Currently there are nearly 190k charging ports (public + private) and nearly 70k charging stations

If we replace all gas cars with electric, we would need about 850k more charging stations.

Currently, there are 240 more charging stations planned.

They also say many existing charging stations are poorly maintained and/or don't work.

They alsoalso say 20% of Americans report that they don't have access to consistent off street chargers for night time charging, and I am fairly confident that number is a huge underestimate.

A huge number of people live in apartments that have none, or at best a small percentage of parking stalls that are or can be set up to support EVs.

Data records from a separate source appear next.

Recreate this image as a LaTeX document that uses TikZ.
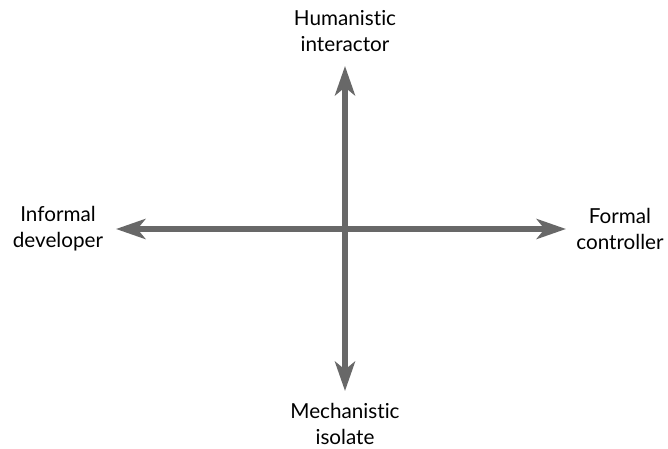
\documentclass[tikz,border=0pt]{standalone}
\usepackage{fontspec}
\setmainfont{Lato}[Ligatures=NoCommon]
\usetikzlibrary{arrows.meta}

\definecolor{axisgray}{RGB}{104,104,104}

\begin{document}
\begin{tikzpicture}[x={(0.75pt,0pt)}, y={(0pt,-0.75pt)},
    axis/.style={line width=4.5pt, axisgray, -{Stealth[length=22pt, width=15pt, inset=6pt]}},
    pole/.style={align=center, font=\fontsize{15.5}{19.5}\selectfont, inner sep=0pt}]
  \useasboundingbox (0,0) rectangle (668,449);
  \coordinate (O) at (345,229);
  \coordinate (N) at (345,66);
  \coordinate (S) at (345,391);
  \coordinate (W) at (116,229);
  \coordinate (E) at (566,229);
  \draw[axis] (O)--(N);
  \draw[axis] (O)--(S);
  \draw[axis] (O)--(W);
  \draw[axis] (O)--(E);
  \node[pole] (hum) at (345,31) {Humanistic\\interactor};
  \node[pole] (mech) at (345,424) {Mechanistic\\isolate};
  \node[pole] (inf) at (58,229) {Informal\\developer};
  \node[pole] (form) at (620,229) {Formal\\controller};
\end{tikzpicture}
\end{document}
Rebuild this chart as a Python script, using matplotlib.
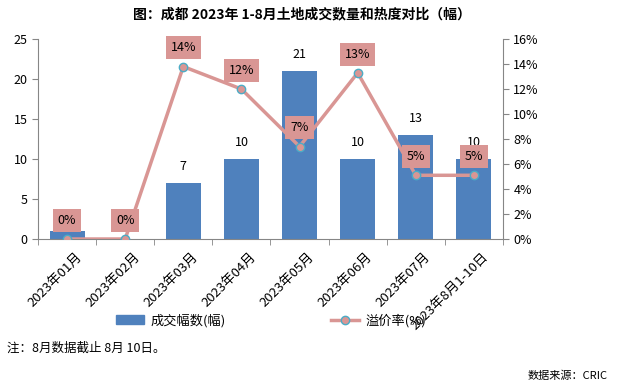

I feel that that number must only be sampling current actual EV owners (ie, basically the double or above median area income, environmentally conscious, well to do urbanite/suburbanite crowd) and not people generally, and 20% of current EV owners do not have the ability to charge overnight.

Go on zillow and look up how many apartments in any US city you can afford on the median wage of an area that support EV in their parking lot/garage.

Ok, now in for those you've found, every apartment complex like that I have ever heard of of seen offers maybe 5, 10 percent of their parking stalls as EV capable.

[–] mean_bean279@lemmy.world 6 points 3 months ago (1 children)

I’m not here to disagree with what you’re saying, but I do like to point out; I think the low number of planned charging stations currently planned for the next year and built over the last year is mostly due to the war between CCS and NACS. Now that NACS has won out I think we’re going to see a boost in planned stations again as they prepare to switch. We’ve just been in a holding pattern while trying to figure that whole thing out. I thought for sure CCS would win because Tesla wouldn’t want to give up their charger… oh well, we all win!

[–] BobaFuttbucker@reddthat.com 3 points 3 months ago* (last edited 3 months ago)

With more J-1772 chargers around we wouldn’t need as many CCS/NACS chargers except on highways for long-distance travel. Does NACS include Tesla Destination chargers? Genuinely not sure.

It’s not the range or speeds that’s the problem, it’s charger availability and reliability.